» Exercise objective
Transcribe the material in full. Nothing should differ except that the pictures are left out.

» Data excerpt
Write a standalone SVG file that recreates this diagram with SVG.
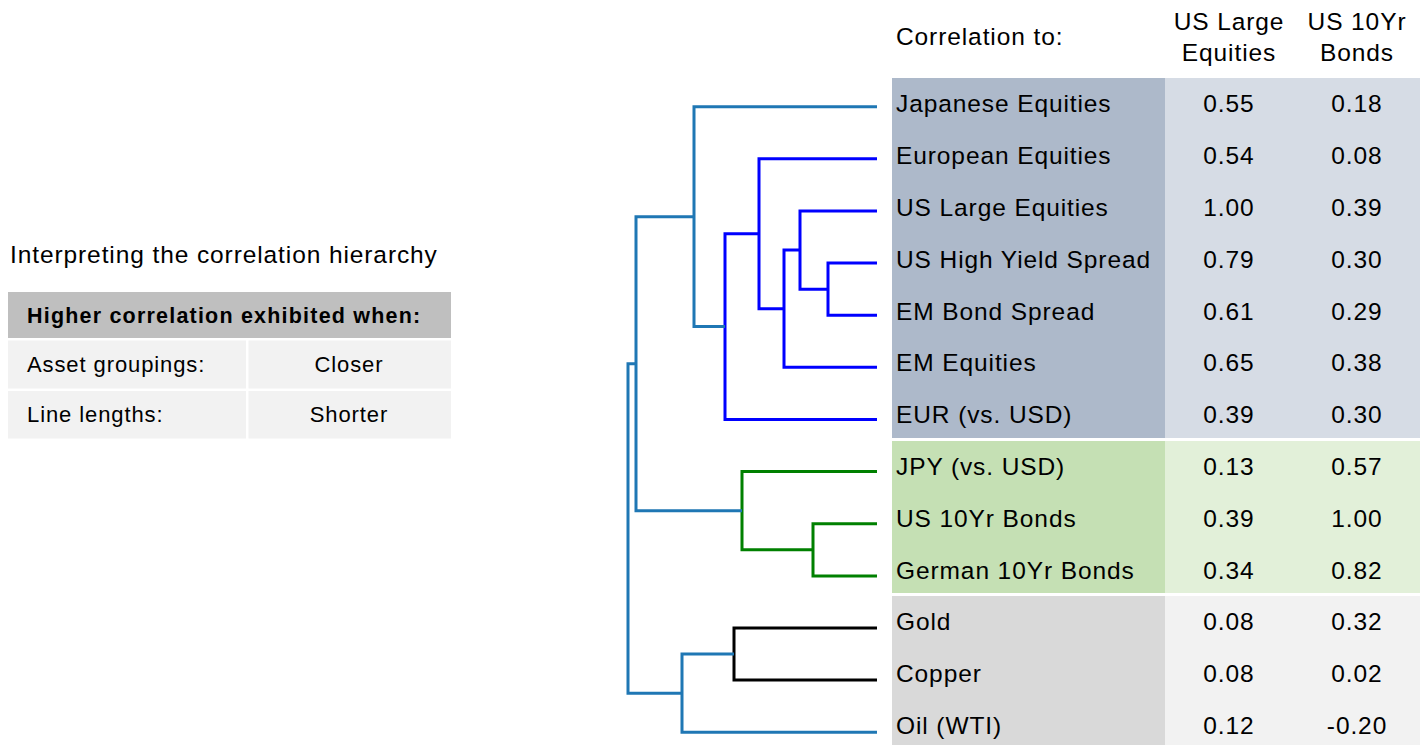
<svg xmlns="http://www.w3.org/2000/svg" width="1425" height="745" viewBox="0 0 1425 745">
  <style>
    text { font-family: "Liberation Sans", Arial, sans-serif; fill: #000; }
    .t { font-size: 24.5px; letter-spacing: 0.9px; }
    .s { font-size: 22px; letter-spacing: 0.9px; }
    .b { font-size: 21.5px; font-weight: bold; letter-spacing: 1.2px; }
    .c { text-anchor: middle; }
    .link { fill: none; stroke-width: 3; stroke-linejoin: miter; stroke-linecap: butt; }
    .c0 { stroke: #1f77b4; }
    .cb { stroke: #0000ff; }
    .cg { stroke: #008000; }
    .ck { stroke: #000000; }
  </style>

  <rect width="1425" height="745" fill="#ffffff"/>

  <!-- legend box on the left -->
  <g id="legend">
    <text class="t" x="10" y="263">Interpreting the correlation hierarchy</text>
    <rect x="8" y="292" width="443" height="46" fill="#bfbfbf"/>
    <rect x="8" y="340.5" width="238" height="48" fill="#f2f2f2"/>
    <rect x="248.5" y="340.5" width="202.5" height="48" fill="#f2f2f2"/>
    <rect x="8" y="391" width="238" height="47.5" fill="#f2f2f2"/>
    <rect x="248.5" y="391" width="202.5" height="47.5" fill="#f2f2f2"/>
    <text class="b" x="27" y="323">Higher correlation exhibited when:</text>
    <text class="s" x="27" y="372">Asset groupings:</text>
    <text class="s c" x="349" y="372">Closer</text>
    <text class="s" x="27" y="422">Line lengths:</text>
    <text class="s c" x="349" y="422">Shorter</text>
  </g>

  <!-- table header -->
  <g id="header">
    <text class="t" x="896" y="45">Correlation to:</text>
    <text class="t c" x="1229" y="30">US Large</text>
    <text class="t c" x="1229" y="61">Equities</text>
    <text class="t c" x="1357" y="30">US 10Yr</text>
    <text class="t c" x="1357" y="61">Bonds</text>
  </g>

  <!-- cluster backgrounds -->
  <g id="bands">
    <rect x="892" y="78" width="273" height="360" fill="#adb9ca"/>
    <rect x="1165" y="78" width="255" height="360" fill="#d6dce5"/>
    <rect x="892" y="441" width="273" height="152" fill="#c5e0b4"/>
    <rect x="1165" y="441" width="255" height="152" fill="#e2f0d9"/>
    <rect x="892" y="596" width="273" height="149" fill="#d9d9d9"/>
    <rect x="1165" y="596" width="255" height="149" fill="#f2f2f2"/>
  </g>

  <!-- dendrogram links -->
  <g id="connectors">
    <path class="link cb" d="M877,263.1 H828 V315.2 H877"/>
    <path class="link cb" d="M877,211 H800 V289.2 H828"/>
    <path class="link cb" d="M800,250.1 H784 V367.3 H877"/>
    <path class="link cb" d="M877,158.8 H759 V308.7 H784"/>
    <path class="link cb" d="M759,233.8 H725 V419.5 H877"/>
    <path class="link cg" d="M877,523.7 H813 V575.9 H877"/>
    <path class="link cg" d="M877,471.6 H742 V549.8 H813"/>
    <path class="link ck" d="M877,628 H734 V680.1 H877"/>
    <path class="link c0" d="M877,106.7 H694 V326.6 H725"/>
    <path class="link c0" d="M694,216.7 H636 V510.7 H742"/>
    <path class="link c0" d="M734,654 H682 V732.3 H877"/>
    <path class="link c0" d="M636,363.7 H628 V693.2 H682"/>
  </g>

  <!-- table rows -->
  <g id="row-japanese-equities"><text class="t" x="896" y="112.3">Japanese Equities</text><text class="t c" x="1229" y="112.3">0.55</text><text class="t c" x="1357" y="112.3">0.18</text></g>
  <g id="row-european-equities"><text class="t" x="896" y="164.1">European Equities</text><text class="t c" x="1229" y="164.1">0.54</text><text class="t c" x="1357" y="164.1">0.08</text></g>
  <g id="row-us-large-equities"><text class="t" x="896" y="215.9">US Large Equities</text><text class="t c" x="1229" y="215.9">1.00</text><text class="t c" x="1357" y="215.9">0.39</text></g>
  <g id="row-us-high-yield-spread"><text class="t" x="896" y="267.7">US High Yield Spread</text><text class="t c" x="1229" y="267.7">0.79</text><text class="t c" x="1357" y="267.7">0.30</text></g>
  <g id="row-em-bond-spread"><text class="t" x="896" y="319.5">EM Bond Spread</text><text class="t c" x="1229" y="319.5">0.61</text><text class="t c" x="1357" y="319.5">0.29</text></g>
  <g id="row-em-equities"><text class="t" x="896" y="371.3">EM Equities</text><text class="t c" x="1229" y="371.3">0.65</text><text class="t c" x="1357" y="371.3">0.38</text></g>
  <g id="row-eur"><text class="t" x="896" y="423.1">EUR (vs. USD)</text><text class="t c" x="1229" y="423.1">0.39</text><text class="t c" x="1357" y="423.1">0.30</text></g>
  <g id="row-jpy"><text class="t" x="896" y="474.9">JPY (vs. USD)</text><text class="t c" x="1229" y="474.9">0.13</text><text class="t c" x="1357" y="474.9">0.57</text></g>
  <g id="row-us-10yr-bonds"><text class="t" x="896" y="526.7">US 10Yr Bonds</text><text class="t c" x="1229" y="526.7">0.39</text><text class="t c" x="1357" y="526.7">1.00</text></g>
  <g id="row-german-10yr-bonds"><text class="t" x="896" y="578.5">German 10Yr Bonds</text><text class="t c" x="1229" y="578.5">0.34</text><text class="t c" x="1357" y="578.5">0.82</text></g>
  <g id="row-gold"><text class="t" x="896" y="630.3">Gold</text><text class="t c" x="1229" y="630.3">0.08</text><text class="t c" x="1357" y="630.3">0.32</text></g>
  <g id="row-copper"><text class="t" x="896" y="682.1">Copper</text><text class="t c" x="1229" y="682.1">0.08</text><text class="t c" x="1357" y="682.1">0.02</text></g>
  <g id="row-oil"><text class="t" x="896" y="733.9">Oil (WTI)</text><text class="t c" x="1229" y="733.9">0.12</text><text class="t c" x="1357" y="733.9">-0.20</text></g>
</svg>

» Written answer
Write a standalone SVG file that recreates this diagram with SVG.
<svg xmlns="http://www.w3.org/2000/svg" width="1425" height="745" viewBox="0 0 1425 745">
  <style>
    text { font-family: "Liberation Sans", Arial, sans-serif; fill: #000; }
    .t { font-size: 24.5px; letter-spacing: 0.9px; }
    .s { font-size: 22px; letter-spacing: 0.9px; }
    .b { font-size: 21.5px; font-weight: bold; letter-spacing: 1.2px; }
    .c { text-anchor: middle; }
    .link { fill: none; stroke-width: 3; stroke-linejoin: miter; stroke-linecap: butt; }
    .c0 { stroke: #1f77b4; }
    .cb { stroke: #0000ff; }
    .cg { stroke: #008000; }
    .ck { stroke: #000000; }
  </style>

  <rect width="1425" height="745" fill="#ffffff"/>

  <!-- legend box on the left -->
  <g id="legend">
    <text class="t" x="10" y="263">Interpreting the correlation hierarchy</text>
    <rect x="8" y="292" width="443" height="46" fill="#bfbfbf"/>
    <rect x="8" y="340.5" width="238" height="48" fill="#f2f2f2"/>
    <rect x="248.5" y="340.5" width="202.5" height="48" fill="#f2f2f2"/>
    <rect x="8" y="391" width="238" height="47.5" fill="#f2f2f2"/>
    <rect x="248.5" y="391" width="202.5" height="47.5" fill="#f2f2f2"/>
    <text class="b" x="27" y="323">Higher correlation exhibited when:</text>
    <text class="s" x="27" y="372">Asset groupings:</text>
    <text class="s c" x="349" y="372">Closer</text>
    <text class="s" x="27" y="422">Line lengths:</text>
    <text class="s c" x="349" y="422">Shorter</text>
  </g>

  <!-- table header -->
  <g id="header">
    <text class="t" x="896" y="45">Correlation to:</text>
    <text class="t c" x="1229" y="30">US Large</text>
    <text class="t c" x="1229" y="61">Equities</text>
    <text class="t c" x="1357" y="30">US 10Yr</text>
    <text class="t c" x="1357" y="61">Bonds</text>
  </g>

  <!-- cluster backgrounds -->
  <g id="bands">
    <rect x="892" y="78" width="273" height="360" fill="#adb9ca"/>
    <rect x="1165" y="78" width="255" height="360" fill="#d6dce5"/>
    <rect x="892" y="441" width="273" height="152" fill="#c5e0b4"/>
    <rect x="1165" y="441" width="255" height="152" fill="#e2f0d9"/>
    <rect x="892" y="596" width="273" height="149" fill="#d9d9d9"/>
    <rect x="1165" y="596" width="255" height="149" fill="#f2f2f2"/>
  </g>

  <!-- dendrogram links -->
  <g id="connectors">
    <path class="link cb" d="M877,263.1 H828 V315.2 H877"/>
    <path class="link cb" d="M877,211 H800 V289.2 H828"/>
    <path class="link cb" d="M800,250.1 H784 V367.3 H877"/>
    <path class="link cb" d="M877,158.8 H759 V308.7 H784"/>
    <path class="link cb" d="M759,233.8 H725 V419.5 H877"/>
    <path class="link cg" d="M877,523.7 H813 V575.9 H877"/>
    <path class="link cg" d="M877,471.6 H742 V549.8 H813"/>
    <path class="link ck" d="M877,628 H734 V680.1 H877"/>
    <path class="link c0" d="M877,106.7 H694 V326.6 H725"/>
    <path class="link c0" d="M694,216.7 H636 V510.7 H742"/>
    <path class="link c0" d="M734,654 H682 V732.3 H877"/>
    <path class="link c0" d="M636,363.7 H628 V693.2 H682"/>
  </g>

  <!-- table rows -->
  <g id="row-japanese-equities"><text class="t" x="896" y="112.3">Japanese Equities</text><text class="t c" x="1229" y="112.3">0.55</text><text class="t c" x="1357" y="112.3">0.18</text></g>
  <g id="row-european-equities"><text class="t" x="896" y="164.1">European Equities</text><text class="t c" x="1229" y="164.1">0.54</text><text class="t c" x="1357" y="164.1">0.08</text></g>
  <g id="row-us-large-equities"><text class="t" x="896" y="215.9">US Large Equities</text><text class="t c" x="1229" y="215.9">1.00</text><text class="t c" x="1357" y="215.9">0.39</text></g>
  <g id="row-us-high-yield-spread"><text class="t" x="896" y="267.7">US High Yield Spread</text><text class="t c" x="1229" y="267.7">0.79</text><text class="t c" x="1357" y="267.7">0.30</text></g>
  <g id="row-em-bond-spread"><text class="t" x="896" y="319.5">EM Bond Spread</text><text class="t c" x="1229" y="319.5">0.61</text><text class="t c" x="1357" y="319.5">0.29</text></g>
  <g id="row-em-equities"><text class="t" x="896" y="371.3">EM Equities</text><text class="t c" x="1229" y="371.3">0.65</text><text class="t c" x="1357" y="371.3">0.38</text></g>
  <g id="row-eur"><text class="t" x="896" y="423.1">EUR (vs. USD)</text><text class="t c" x="1229" y="423.1">0.39</text><text class="t c" x="1357" y="423.1">0.30</text></g>
  <g id="row-jpy"><text class="t" x="896" y="474.9">JPY (vs. USD)</text><text class="t c" x="1229" y="474.9">0.13</text><text class="t c" x="1357" y="474.9">0.57</text></g>
  <g id="row-us-10yr-bonds"><text class="t" x="896" y="526.7">US 10Yr Bonds</text><text class="t c" x="1229" y="526.7">0.39</text><text class="t c" x="1357" y="526.7">1.00</text></g>
  <g id="row-german-10yr-bonds"><text class="t" x="896" y="578.5">German 10Yr Bonds</text><text class="t c" x="1229" y="578.5">0.34</text><text class="t c" x="1357" y="578.5">0.82</text></g>
  <g id="row-gold"><text class="t" x="896" y="630.3">Gold</text><text class="t c" x="1229" y="630.3">0.08</text><text class="t c" x="1357" y="630.3">0.32</text></g>
  <g id="row-copper"><text class="t" x="896" y="682.1">Copper</text><text class="t c" x="1229" y="682.1">0.08</text><text class="t c" x="1357" y="682.1">0.02</text></g>
  <g id="row-oil"><text class="t" x="896" y="733.9">Oil (WTI)</text><text class="t c" x="1229" y="733.9">0.12</text><text class="t c" x="1357" y="733.9">-0.20</text></g>
</svg>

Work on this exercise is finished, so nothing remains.